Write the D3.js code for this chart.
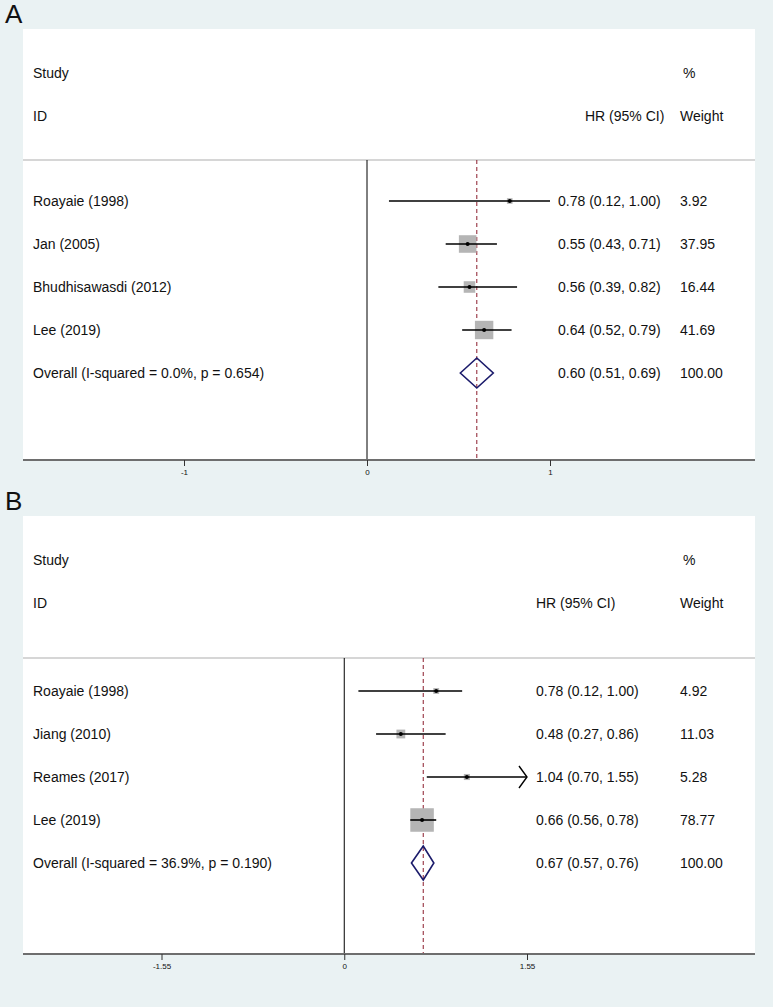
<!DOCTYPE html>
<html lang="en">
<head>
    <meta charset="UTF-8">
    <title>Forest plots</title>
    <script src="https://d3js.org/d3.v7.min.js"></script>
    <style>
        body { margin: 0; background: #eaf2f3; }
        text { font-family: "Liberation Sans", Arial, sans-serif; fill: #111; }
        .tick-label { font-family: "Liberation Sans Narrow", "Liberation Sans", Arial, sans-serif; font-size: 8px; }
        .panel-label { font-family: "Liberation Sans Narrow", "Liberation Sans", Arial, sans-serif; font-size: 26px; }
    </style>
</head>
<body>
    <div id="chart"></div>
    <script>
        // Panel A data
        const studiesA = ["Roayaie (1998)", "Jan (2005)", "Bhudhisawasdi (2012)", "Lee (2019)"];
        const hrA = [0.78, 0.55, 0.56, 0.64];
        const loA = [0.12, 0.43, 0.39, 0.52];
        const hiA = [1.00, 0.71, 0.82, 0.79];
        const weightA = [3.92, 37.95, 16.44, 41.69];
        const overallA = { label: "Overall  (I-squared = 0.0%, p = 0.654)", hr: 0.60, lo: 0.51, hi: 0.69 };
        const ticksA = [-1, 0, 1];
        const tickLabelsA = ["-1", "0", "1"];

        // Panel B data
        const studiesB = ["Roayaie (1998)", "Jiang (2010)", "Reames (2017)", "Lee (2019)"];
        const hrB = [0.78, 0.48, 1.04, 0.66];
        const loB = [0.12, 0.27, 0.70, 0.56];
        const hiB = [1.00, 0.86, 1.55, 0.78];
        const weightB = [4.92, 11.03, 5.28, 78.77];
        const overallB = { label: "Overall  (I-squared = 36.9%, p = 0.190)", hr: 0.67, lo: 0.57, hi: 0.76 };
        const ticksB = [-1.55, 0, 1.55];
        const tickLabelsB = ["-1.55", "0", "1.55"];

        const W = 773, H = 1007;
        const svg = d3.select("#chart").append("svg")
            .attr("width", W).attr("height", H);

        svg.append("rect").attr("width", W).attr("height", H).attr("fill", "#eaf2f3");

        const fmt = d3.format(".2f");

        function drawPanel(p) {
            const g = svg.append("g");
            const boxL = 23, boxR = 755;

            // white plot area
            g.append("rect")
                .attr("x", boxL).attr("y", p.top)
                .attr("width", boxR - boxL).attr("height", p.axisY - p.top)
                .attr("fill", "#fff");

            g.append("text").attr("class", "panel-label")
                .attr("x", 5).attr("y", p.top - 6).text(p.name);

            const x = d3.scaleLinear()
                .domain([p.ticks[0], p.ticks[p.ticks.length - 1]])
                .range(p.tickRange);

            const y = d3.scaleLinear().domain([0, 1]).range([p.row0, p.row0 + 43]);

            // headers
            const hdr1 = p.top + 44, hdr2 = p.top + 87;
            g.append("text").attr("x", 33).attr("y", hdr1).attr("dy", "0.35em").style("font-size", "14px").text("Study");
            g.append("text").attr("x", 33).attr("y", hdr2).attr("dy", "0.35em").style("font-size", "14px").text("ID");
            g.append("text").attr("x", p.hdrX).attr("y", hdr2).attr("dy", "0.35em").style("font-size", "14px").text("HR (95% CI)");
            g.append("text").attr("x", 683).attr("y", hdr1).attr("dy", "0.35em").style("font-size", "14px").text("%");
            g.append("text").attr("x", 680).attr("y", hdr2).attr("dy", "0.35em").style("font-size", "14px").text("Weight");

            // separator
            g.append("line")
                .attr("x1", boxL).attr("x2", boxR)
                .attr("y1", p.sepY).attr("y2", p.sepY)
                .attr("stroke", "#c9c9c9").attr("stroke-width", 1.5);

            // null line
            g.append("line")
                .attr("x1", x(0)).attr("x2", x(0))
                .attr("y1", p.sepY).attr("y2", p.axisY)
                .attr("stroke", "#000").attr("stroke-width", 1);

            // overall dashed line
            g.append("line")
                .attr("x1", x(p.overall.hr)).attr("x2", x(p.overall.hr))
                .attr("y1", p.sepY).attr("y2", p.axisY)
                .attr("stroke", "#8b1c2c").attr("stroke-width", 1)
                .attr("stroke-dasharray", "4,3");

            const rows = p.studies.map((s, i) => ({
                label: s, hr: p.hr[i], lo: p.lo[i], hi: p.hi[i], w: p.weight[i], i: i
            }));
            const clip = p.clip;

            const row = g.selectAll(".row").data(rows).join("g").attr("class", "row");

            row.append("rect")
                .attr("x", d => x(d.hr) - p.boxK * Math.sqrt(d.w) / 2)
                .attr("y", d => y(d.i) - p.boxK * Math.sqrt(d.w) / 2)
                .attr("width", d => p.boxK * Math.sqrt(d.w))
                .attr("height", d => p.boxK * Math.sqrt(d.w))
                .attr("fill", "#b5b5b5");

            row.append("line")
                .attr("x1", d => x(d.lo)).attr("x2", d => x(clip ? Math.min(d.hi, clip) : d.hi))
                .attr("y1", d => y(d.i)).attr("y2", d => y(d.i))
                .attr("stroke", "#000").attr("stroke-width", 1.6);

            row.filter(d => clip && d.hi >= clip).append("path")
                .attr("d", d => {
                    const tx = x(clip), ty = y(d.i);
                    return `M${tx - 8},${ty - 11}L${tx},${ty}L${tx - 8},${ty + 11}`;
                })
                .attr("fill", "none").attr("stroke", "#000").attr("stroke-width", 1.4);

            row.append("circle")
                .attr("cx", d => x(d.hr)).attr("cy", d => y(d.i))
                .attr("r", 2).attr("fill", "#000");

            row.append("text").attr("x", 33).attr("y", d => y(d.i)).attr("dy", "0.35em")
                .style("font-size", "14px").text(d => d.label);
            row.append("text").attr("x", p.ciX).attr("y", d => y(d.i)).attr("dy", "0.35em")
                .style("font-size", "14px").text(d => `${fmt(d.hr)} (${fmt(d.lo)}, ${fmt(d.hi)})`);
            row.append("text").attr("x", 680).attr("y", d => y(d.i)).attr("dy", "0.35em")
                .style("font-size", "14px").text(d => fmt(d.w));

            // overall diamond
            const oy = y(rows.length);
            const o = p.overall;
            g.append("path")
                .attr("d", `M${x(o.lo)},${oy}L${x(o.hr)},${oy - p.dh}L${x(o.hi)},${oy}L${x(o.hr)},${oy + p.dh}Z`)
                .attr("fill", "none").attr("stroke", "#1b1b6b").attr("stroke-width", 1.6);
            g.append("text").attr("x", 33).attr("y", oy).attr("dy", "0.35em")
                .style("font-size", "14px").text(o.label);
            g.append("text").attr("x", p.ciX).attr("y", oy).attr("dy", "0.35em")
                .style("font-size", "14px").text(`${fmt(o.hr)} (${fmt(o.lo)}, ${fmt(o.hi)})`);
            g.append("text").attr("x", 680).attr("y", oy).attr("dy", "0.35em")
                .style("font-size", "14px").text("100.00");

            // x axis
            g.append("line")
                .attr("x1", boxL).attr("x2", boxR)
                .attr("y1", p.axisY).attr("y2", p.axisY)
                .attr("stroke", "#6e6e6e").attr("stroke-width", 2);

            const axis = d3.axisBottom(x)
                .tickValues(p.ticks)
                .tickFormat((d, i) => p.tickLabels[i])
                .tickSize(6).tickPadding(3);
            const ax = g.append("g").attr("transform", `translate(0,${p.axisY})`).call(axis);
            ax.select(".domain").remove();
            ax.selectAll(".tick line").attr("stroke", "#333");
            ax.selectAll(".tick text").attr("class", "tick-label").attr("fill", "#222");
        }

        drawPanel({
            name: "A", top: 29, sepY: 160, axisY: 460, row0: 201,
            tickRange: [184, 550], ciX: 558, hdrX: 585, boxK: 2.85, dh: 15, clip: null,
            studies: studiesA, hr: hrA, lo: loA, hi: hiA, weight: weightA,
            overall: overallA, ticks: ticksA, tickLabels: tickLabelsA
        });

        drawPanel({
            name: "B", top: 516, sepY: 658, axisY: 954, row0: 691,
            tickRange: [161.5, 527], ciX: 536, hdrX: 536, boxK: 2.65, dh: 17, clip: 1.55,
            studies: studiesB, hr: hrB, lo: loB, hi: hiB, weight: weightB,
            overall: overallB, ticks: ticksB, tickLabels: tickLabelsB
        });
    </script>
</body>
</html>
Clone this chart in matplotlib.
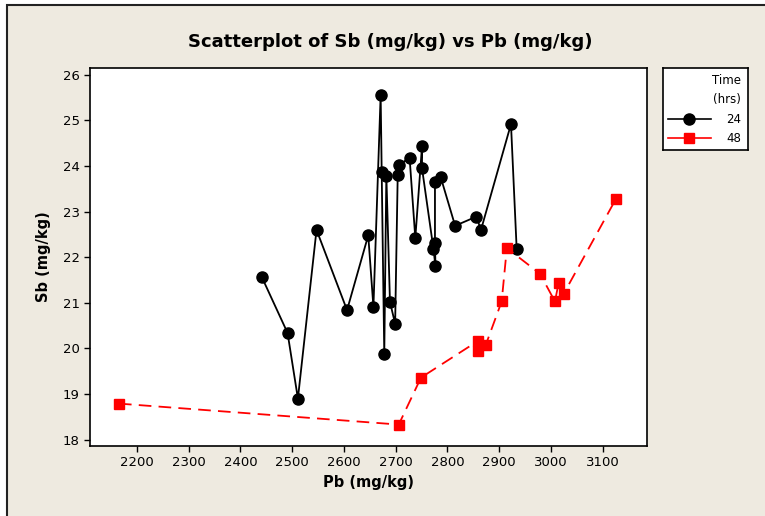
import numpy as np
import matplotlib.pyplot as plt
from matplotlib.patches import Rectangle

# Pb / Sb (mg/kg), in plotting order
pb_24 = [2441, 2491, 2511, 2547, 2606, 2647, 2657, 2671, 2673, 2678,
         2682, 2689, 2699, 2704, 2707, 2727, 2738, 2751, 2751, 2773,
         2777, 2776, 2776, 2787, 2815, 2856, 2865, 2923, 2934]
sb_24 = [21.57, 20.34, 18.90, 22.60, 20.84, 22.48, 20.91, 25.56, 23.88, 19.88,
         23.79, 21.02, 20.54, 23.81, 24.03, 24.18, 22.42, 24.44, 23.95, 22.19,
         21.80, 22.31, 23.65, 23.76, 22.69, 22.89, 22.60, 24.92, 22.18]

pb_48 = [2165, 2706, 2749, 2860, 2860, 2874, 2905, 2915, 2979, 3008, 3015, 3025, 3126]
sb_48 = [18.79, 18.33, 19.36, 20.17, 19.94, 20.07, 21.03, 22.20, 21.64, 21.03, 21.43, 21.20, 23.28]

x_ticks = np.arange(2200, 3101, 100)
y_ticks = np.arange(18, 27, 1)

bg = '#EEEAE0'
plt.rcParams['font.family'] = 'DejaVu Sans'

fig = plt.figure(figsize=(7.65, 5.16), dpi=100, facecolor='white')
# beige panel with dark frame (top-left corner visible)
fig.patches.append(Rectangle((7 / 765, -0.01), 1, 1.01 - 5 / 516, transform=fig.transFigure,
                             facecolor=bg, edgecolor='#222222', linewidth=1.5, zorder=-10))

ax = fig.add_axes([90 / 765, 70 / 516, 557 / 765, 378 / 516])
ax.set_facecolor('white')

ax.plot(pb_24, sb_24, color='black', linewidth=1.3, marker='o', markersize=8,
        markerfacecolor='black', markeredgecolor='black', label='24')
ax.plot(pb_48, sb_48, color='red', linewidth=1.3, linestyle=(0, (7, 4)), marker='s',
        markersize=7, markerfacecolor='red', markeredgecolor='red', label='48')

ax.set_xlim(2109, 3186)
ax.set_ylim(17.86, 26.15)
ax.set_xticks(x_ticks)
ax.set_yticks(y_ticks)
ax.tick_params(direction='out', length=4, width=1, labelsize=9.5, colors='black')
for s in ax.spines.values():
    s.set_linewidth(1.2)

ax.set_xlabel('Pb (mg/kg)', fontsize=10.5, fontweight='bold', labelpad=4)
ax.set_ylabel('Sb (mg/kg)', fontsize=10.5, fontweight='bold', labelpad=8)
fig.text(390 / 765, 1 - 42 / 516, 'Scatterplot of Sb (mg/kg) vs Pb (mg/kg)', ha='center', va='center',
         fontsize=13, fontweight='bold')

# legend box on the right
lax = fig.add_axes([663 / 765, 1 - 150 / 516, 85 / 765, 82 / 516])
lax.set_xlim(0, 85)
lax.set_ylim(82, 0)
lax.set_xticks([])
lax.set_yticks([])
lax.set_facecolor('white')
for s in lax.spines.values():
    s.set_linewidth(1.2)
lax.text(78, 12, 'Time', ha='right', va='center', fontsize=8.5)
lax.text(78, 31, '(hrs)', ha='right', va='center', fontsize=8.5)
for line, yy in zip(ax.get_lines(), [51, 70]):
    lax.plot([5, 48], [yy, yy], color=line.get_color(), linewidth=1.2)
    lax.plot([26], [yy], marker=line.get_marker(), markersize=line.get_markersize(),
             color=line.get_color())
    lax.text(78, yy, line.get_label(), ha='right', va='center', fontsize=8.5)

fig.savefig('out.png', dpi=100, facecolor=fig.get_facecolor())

━━━━━━━━━━━━━━━━━━━━

- [THE PROBLEM]:
Transcribe only the lines above that start at the line containing "Clone this chart in matplotlib." and end at the line containing "from matplotlib.patches import Rectangle". Omit pictures.

- [RESPONSE TO THE EXERCISE]:
Clone this chart in matplotlib.
import numpy as np
import matplotlib.pyplot as plt
from matplotlib.patches import Rectangle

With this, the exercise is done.